Bobo was born Feb. 14, 1943, in Niagara Falls, New York. He went to nearby Niagara University after high school and enlisted in the Marine Corps Reserve while there, according to the Niagara Gazette. Bobo graduated with a degree in history in June 1965 and was commissioned as a second lieutenant.
Bobo spent nearly another year in training before being assigned to the 3rd Battalion, 9th Marines, 3rd Marine Division. In June 1966, his unit was on its way to Vietnam.
On March 30, 1967, the 24-year-old weapons platoon commander was on a routine patrol south of a Marine base that was only a few miles below the North Vietnam border. His company settled into a defensive position on a hill for the night. Several rifle platoons were sent out to patrol for ambushes.
Those patrols hadn't been gone long when North Vietnamese soldiers swarmed out of the jungle to attack the men hunkered down on the hill. The Marines managed to push them back into the jungle, but they returned after more enemy troops blocked the rifle platoons on ambush duty from getting back to the hill to help.
Bobo, who was with his platoon on the hill, quickly organized his men into a hasty defense against the enemy, which was bombarding them with automatic weapons and mortar fire. He went from position to position, encouraging his Marines to fight their hardest, despite being outnumbered. Bobo then picked up a rocket launcher he found on a fallen Marine and organized a new team to use it on the enemy's machine gunners.
Shortly after that, an enemy mortar exploded near Bobo, severing his right leg below the knee. The massive injury, however, did not slow his determination. He refused to be evacuated and instead insisted on being propped up in a firing position so he could cover the rest of the Marines as they fled for safety.
According to Bobo's Medal of Honor citation, "With a web belt around his leg serving as a tourniquet and with his leg jammed into the dirt to curtail the bleeding, he remained in this position and delivered devastating fire into the ranks of the enemy attempting to overrun the Marines."
"I saw him kill at least five North Vietnamese soldiers although he had been seriously wounded," 1st Sgt. Raymond G. Rogers recalled in a later interview. "He killed the [North Vietnamese soldier] who had wounded me in the leg and was standing over me."
At some point during the shootout, Bobo was struck and killed. However, his leadership, courage and refusal to give up enabled the remaining Marines to get into a better position, where they were finally able to push the enemy back. When the fight was done, 16 more Marines had died, and 47 were injured.
Bobo's body was returned home and buried at Gate of Heaven Cemetery in New York. On Aug. 27, 1968, his parents accepted the Medal of Honor on his behalf.

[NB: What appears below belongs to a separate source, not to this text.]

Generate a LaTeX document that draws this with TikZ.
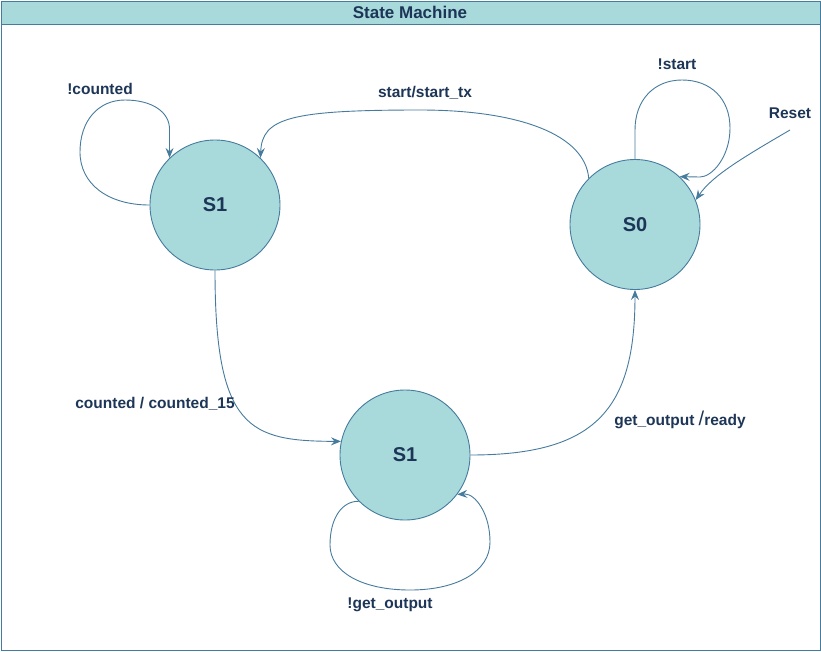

No one forgot what Bobo did to help the surviving Marines escape that day, and his memory continues to live on. At Marine Corps Base Quantico, a mess hall and building are named in his honor. The same is true for a roadway through Marine Corps Air Station Yuma, Arizona. A Navy supply ship christened in the 1980s that currently belongs to the Military Sealift Command also bears his name, as does the John P. Bobo Baseball Field at his alma mater, Niagara University.